Er is dan ook geen politiek bestel zo open als het onze. Uiteraard vraagt het wel iets van burgers als ze vinden dat te weinigen ons 'regeren' of 'de baantjes verdelen'. Het is denkbaar dat zij die zich aan een partij verwant voelen, daarvan lid - en zelfs actief lid - worden. Het is evenzeer denkbaar dat gelijkgestemden een nieuwe partij oprichten en met alternatieven komen voor inhoudelijk beleid en rekrutering. Forum is daar op zich een goed voorbeeld van. Het eventuele succes van die partij zou overigens direct het ongelijk bewijzen van de stelling dat een gesloten elite ons regeert.

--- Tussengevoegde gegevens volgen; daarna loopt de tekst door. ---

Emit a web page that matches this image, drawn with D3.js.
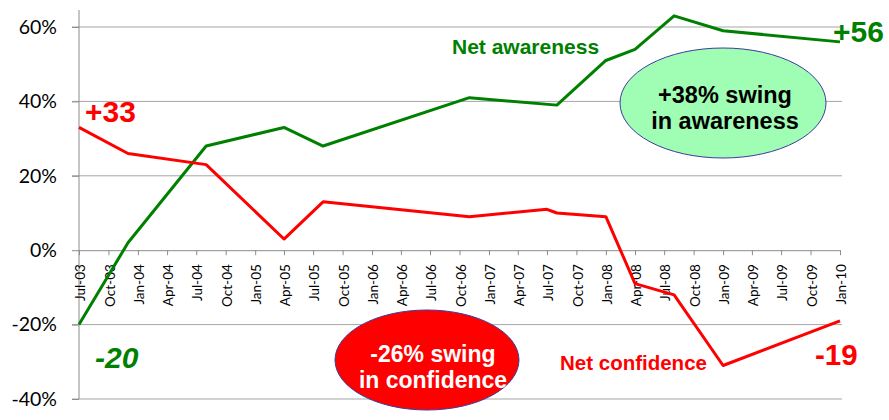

Ten eerste zou succes (en mogelijke deelname aan bestuur) opnieuw bewijzen dat nieuwkomers juist wel een kans maken om zich naast gevestigde partijen een plek te verwerven. Ten tweede zijn ook 30.000 partijleden zelf natuurlijk al snel een elite. Zij gaan dan - uitgaande van de democratische structuur van FvD - bepalen wie hun volksvertegenwoordigers en bestuurders worden ('baantjes verdelen'). Op welke wijze dat anders zou kunnen, heb ik overigens nog niet gehoord.